Howard rejected the claim that half of all AWAs are being rejected by the Workplace Authority for failing the fairness test, saying that this was 'a complete misreading and misreporting of what has happened'.

'What has happened is that of the workplace agreements that have been lodged and fully processed since the introduction of the fairness test, 5% have failed the fairness test,' he said. 'What you've got to bear in mind is that if an agreement is lodged and the Authority writes back for more information, that doesn't represent rejection. Of those that have been completely processed, about 5% have failed the fairness test.

'And when they fail the fairness test, then people revert to the award or the previous agreement. So that indicates to me that the fairness test is working and working very effectively.'

Fairness test 'working'

Asked by a reporter if this meant too much red tape for business, Howard said it meant the fairness test was working.

'But have you let employers down by creating a system that's too complex for them?' he was asked.

'Well, I don't think employers have been let down if they're making record profits and we have a 33-year low in unemployment,' Howard said. 'The real test of an economic policy, the real test of an industrial relations policy, is firstly does it help generate profits for business and does it help generate jobs for employees and the evidence clearly is that more jobs have been created, and business is doing very well. It's a double benefit.'

Pay cut for apprentices

Meanwhile Treasurer Peter Costello has rejected a call by HR Nichols Society Secretary and Liberal Candidate in Makin, Bob Day, that apprentices should earn 10% to 15% of what a tradesperson's wage is.

Costello was a founding member of the HR Nichols Society, and an interviewer put it to him that he therefore 'disagreed' with the Society.

' ... I agree with the Federal Government,' Costello said. He revealed last week that he had let his membership slip because the Society had criticised his policies.

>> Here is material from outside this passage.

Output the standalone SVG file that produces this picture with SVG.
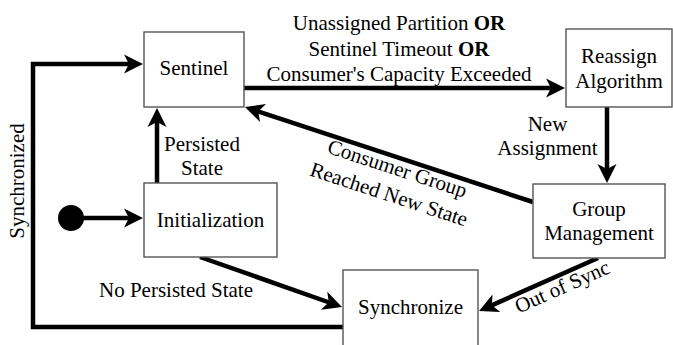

Not seeking further mandate

Senator Minchin told the HR Nichols Society last year: 'There is much more to do [on industrial relations reform] and I pray that we remain in Government and remain in a position to be able to make and effect further change. I hope we don't wimp on it. I think we need to go to the next election to seek another mandate.'

At the weekend Minchin was asked: 'Minister, has the Government already "wimped it", as you say there, or are you seeking a mandate at this election for further reform?'

'We are not seeking a mandate for further reform,' Minchin said.